14.2 Van toepassing verklaring

De regels en bijbehorende bijlagen van het bestemmingsplan "Leeuwarden - Partiële herziening Plan voor de zon” (met kenmerk NL.IMRO.0080.00002BP00-VG02), zoals dat is vastgesteld op 7 november 2018 zijn onverminderd van toepassing op dit plan.
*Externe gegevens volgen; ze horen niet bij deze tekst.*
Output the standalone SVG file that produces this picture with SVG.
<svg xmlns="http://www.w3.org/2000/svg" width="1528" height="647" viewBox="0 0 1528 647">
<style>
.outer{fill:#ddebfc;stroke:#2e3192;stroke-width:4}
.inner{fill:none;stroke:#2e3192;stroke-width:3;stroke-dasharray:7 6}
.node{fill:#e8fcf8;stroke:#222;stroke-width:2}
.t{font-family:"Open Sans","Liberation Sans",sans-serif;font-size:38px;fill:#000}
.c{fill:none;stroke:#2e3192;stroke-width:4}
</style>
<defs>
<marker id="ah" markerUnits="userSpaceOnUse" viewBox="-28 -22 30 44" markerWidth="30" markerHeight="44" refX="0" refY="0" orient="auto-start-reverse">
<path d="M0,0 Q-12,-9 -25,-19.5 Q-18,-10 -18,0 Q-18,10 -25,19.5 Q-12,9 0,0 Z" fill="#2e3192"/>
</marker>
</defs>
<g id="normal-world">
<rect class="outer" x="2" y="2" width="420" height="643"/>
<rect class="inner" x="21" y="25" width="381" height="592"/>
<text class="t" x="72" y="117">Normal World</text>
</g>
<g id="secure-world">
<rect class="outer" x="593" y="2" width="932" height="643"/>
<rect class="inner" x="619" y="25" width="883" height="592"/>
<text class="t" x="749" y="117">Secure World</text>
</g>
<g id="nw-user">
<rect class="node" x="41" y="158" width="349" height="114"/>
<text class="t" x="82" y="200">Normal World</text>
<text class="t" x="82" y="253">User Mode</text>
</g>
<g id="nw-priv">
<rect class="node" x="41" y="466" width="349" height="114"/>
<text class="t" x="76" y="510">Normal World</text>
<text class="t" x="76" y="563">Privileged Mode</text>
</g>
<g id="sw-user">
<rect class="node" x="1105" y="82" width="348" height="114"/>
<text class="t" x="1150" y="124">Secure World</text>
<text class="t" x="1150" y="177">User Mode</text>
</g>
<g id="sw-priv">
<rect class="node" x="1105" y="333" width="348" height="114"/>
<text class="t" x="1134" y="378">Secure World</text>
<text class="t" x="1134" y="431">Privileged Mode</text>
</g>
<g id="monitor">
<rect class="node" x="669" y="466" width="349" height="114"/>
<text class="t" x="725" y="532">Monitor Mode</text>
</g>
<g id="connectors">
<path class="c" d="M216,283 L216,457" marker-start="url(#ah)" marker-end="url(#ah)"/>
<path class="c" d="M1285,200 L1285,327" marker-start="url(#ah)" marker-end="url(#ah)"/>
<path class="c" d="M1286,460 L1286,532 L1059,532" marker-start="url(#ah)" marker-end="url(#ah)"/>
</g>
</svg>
Hoofdstuk 4 Overgangs- en slotregels

Artikel 15 Overgangsrecht

15.1 Overgangsrecht bouwwerken
  • a. Een bouwwerk dat op het tijdstip van inwerkingtreding van het bestemmingsplan aanwezig of in uitvoering is, dan wel gebouwd kan worden krachtens een omgevingsvergunning voor het bouwen, en afwijkt van het plan, mag, mits deze afwijking naar aard en omvang niet wordt vergroot,
    • 1. gedeeltelijk worden vernieuwd of veranderd;
    • 2. na het teniet gaan ten gevolge van een calamiteit geheel worden vernieuwd of veranderd, mits de aanvraag van de omgevingsvergunning voor het bouwen wordt gedaan binnen twee jaar na de dag waarop het bouwwerk is teniet gegaan.
  • b. Het bevoegd gezag kan eenmalig in afwijking van sub a een omgevingsvergunning verlenen voor het vergroten van de inhoud van een bouwwerk als bedoeld in sub a met maximaal 10%.
  • c. Sub a is niet van toepassing op bouwwerken die weliswaar bestaan op het tijdstip van inwerkingtreding van het plan, maar zijn gebouwd zonder vergunning en in strijd met het daarvoor geldende plan, daaronder begrepen de overgangsbepaling van dat plan.
15.2 Overgangsrecht gebruik
  • a. Het gebruik van grond en bouwwerken dat bestond op het tijdstip van inwerkingtreding van het bestemmingsplan en hiermee in strijd is, mag worden voortgezet.
  • b. Het is verboden het met het bestemmingsplan strijdige gebruik, bedoeld in het bepaalde in sub a te veranderen of te laten veranderen in een ander met dat plan strijdig gebruik, tenzij door deze verandering de afwijking naar aard en omvang wordt verkleind.
  • c. Indien het gebruik, bedoeld in sub a, na het tijdstip van inwerkingtreding van het plan voor een periode langer dan een jaar wordt onderbroken, is het verboden dit gebruik daarna te hervatten of te laten hervatten.
  • d. Sub a is niet van toepassing op het gebruik, dat reeds in strijd was met het voorheen geldende bestemmingsplan, daaronder begrepen de overgangsbepalingen van dat plan.

Artikel 16 Slotregel

Deze regels worden aangehaald als:

Regels van het bestemmingsplan De Zuidlanden, plandeel Unia Oost van de gemeente Leeuwarden.